> [Your goal]:
From the listing below, copy word for word every line starting at the one that includes "Recreate this image" and ending at the one that includes "var wavelengths = d3.range(400, 701, 5);"; the pictures are omitted.
* BEGIN Dataset excerpts *
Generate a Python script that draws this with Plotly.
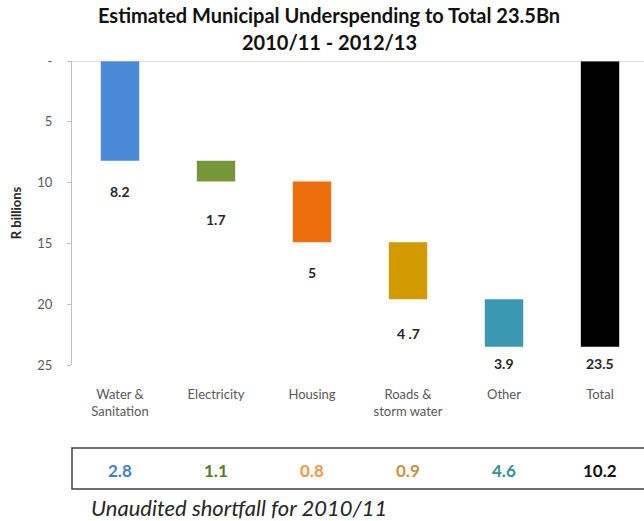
* END Dataset excerpts *
* BEGIN Dataset excerpts *
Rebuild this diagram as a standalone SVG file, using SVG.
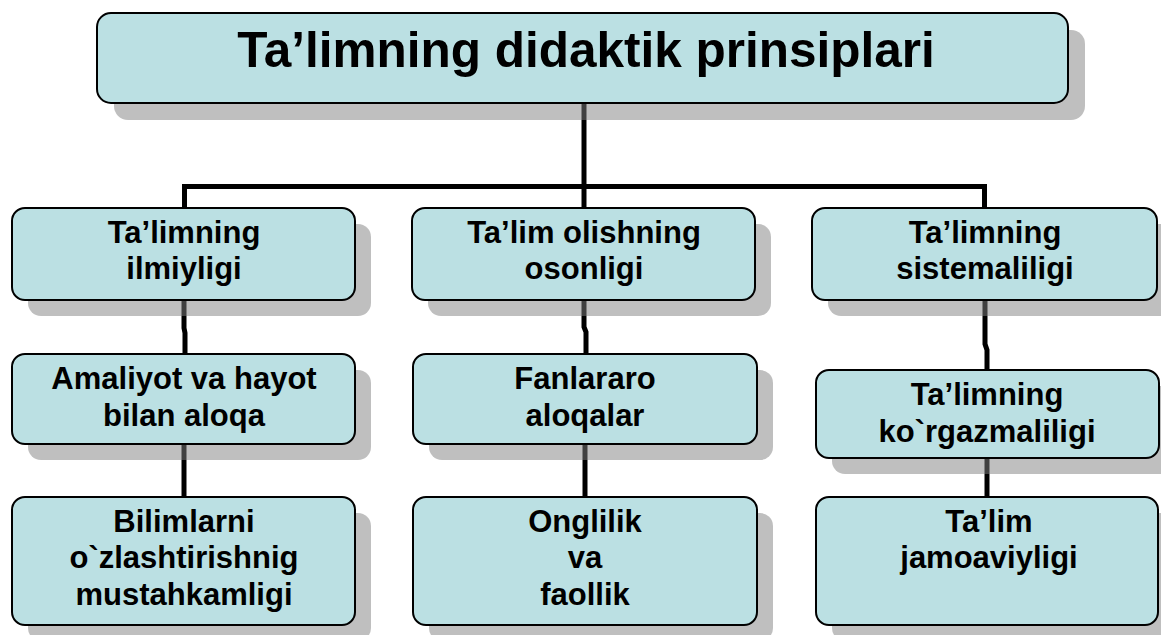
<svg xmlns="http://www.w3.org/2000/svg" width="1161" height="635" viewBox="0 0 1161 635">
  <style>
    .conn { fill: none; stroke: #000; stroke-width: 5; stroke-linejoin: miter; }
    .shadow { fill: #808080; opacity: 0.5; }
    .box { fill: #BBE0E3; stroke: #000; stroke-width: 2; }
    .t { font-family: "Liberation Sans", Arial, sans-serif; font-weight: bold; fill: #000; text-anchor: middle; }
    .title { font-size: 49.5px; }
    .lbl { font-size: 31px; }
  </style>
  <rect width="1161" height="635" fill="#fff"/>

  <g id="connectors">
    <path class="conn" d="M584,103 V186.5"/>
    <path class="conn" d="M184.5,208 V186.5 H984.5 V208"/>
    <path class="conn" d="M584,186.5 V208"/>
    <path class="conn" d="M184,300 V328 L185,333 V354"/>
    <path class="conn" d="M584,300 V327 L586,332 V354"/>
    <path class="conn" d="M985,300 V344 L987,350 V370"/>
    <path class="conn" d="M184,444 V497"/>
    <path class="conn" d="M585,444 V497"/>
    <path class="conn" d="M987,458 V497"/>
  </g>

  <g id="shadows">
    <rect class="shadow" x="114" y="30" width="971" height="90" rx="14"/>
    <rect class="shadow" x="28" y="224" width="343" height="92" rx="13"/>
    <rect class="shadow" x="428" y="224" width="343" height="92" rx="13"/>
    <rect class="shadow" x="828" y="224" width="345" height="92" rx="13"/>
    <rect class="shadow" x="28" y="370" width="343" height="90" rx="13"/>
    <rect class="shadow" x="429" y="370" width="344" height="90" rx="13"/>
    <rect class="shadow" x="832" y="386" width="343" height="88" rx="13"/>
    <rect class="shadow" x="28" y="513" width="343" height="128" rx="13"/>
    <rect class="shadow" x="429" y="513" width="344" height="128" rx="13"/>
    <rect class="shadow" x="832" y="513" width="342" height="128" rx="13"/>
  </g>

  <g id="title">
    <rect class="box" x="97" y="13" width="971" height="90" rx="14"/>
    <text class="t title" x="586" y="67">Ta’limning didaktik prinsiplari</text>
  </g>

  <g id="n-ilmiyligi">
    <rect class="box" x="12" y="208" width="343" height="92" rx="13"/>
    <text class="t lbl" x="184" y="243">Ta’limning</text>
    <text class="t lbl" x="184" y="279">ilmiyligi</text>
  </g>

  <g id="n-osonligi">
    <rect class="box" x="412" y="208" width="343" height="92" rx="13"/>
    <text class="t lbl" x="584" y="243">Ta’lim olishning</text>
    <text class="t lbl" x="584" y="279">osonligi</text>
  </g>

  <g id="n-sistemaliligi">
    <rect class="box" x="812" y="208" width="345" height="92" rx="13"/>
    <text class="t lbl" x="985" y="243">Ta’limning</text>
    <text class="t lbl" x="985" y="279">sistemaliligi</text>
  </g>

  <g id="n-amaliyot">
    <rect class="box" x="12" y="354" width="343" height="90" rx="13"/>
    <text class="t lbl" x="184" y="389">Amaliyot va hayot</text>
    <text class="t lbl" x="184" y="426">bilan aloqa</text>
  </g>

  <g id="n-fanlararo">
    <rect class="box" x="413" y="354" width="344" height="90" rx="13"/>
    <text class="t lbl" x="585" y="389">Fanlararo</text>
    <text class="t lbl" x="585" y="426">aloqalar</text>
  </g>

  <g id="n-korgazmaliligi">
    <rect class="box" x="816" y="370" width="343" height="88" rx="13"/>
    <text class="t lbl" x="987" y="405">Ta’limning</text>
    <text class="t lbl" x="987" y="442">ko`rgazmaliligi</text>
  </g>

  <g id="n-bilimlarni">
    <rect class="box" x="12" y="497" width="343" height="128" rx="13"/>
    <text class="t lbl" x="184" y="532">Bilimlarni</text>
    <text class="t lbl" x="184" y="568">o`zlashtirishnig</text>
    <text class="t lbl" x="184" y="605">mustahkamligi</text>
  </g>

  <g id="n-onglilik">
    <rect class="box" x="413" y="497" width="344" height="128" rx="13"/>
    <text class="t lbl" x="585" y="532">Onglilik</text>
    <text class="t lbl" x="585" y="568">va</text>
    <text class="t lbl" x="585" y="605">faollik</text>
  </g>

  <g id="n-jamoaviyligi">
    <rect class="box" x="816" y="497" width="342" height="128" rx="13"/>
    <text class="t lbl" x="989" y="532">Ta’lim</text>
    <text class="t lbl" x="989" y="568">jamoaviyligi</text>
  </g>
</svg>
* END Dataset excerpts *
* BEGIN Dataset excerpts *
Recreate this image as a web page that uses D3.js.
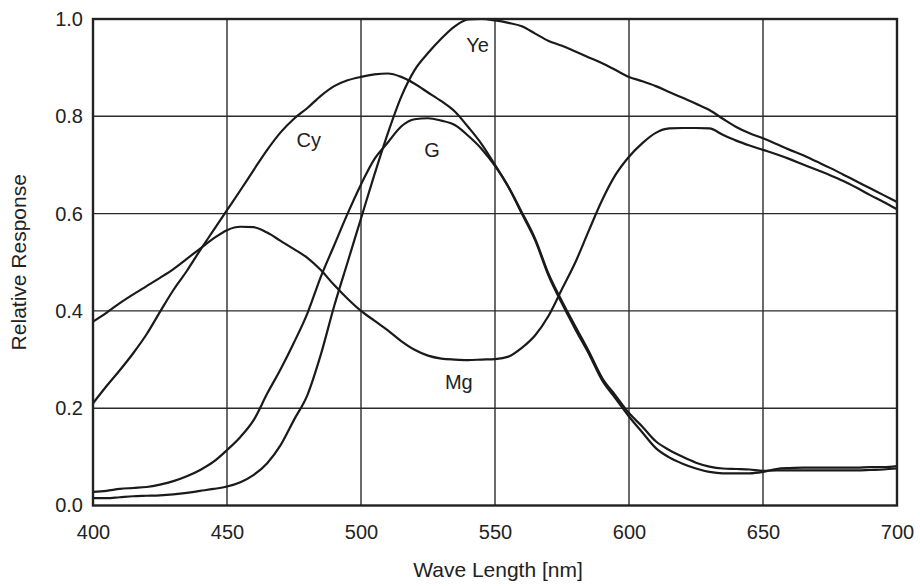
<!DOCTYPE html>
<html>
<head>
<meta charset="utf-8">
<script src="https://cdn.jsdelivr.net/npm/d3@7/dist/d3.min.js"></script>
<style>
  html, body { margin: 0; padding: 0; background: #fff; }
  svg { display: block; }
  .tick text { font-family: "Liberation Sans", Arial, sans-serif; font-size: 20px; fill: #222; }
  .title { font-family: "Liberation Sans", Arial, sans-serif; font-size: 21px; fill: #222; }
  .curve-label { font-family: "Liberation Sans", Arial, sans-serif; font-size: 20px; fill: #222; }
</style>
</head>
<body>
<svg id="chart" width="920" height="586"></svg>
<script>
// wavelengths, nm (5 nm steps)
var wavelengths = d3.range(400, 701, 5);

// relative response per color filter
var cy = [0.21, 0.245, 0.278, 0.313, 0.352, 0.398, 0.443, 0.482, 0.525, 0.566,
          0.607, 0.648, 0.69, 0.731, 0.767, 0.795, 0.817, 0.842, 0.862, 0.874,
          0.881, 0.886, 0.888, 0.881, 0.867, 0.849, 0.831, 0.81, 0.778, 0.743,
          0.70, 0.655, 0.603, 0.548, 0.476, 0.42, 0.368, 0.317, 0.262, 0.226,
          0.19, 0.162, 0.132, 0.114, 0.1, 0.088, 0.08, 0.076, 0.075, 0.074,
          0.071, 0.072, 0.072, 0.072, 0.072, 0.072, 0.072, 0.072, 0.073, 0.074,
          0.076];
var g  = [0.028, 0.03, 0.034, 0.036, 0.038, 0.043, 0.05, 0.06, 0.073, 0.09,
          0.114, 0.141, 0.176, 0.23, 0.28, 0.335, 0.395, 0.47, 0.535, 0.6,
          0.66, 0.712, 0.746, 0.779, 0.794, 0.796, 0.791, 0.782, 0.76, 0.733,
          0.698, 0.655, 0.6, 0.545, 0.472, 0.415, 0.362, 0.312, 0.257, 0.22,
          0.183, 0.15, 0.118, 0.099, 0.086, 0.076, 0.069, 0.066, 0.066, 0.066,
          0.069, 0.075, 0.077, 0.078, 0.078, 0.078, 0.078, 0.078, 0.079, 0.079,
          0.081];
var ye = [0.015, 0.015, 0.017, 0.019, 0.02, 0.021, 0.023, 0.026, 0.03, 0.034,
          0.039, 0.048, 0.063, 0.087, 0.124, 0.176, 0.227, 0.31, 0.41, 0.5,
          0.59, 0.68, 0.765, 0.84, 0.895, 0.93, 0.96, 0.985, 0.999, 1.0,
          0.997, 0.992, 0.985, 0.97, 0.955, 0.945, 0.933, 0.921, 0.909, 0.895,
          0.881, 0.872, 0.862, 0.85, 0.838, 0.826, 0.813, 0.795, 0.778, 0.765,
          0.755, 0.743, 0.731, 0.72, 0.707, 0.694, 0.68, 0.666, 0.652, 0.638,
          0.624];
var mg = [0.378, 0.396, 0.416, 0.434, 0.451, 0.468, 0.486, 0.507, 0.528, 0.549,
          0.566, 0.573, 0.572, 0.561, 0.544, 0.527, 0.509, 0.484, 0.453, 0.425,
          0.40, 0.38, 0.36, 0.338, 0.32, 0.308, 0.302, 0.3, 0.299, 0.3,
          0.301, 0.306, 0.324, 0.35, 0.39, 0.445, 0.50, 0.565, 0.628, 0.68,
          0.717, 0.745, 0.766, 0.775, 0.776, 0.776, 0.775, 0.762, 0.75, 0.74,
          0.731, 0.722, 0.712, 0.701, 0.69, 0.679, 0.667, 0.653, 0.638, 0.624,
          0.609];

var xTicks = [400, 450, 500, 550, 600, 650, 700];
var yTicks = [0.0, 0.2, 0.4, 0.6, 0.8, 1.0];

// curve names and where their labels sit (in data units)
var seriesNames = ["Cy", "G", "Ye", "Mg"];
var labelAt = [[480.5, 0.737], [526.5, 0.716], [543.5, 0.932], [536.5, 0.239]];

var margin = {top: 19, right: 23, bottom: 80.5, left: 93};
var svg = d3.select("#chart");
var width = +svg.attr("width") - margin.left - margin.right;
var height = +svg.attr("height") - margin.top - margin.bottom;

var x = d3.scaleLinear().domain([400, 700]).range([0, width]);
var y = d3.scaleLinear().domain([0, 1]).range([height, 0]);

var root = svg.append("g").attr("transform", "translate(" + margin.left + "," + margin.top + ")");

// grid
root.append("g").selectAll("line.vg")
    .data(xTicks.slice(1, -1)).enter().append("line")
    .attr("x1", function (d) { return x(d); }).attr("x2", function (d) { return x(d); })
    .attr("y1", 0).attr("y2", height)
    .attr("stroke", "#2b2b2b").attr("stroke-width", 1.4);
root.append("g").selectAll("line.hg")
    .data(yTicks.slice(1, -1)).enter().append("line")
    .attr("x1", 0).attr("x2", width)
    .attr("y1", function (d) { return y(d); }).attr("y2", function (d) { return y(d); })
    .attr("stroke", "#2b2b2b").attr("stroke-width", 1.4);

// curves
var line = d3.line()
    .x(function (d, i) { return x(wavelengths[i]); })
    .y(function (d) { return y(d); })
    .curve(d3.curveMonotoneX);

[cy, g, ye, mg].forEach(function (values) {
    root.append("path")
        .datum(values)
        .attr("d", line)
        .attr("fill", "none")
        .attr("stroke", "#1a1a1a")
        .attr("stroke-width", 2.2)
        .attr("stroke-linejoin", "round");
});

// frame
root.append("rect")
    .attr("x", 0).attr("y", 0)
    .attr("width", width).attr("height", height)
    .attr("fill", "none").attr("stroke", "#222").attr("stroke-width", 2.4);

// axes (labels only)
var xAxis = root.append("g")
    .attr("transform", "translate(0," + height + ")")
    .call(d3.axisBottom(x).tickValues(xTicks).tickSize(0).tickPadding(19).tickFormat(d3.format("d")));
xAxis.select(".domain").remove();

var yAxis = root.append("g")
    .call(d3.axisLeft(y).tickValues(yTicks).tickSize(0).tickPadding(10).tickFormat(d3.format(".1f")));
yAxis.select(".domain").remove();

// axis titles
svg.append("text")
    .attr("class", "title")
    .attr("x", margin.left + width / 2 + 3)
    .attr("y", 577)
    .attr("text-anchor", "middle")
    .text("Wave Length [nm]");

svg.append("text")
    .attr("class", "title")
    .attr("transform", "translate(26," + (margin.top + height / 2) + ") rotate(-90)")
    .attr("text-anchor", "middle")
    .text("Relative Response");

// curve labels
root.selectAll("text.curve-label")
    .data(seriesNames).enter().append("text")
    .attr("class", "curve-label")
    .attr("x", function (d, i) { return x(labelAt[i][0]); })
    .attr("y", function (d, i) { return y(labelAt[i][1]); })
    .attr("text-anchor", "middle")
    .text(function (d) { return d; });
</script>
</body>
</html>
* END Dataset excerpts *
> [Full answer]:
Recreate this image as a web page that uses D3.js.
<!DOCTYPE html>
<html>
<head>
<meta charset="utf-8">
<script src="https://cdn.jsdelivr.net/npm/d3@7/dist/d3.min.js"></script>
<style>
  html, body { margin: 0; padding: 0; background: #fff; }
  svg { display: block; }
  .tick text { font-family: "Liberation Sans", Arial, sans-serif; font-size: 20px; fill: #222; }
  .title { font-family: "Liberation Sans", Arial, sans-serif; font-size: 21px; fill: #222; }
  .curve-label { font-family: "Liberation Sans", Arial, sans-serif; font-size: 20px; fill: #222; }
</style>
</head>
<body>
<svg id="chart" width="920" height="586"></svg>
<script>
// wavelengths, nm (5 nm steps)
var wavelengths = d3.range(400, 701, 5);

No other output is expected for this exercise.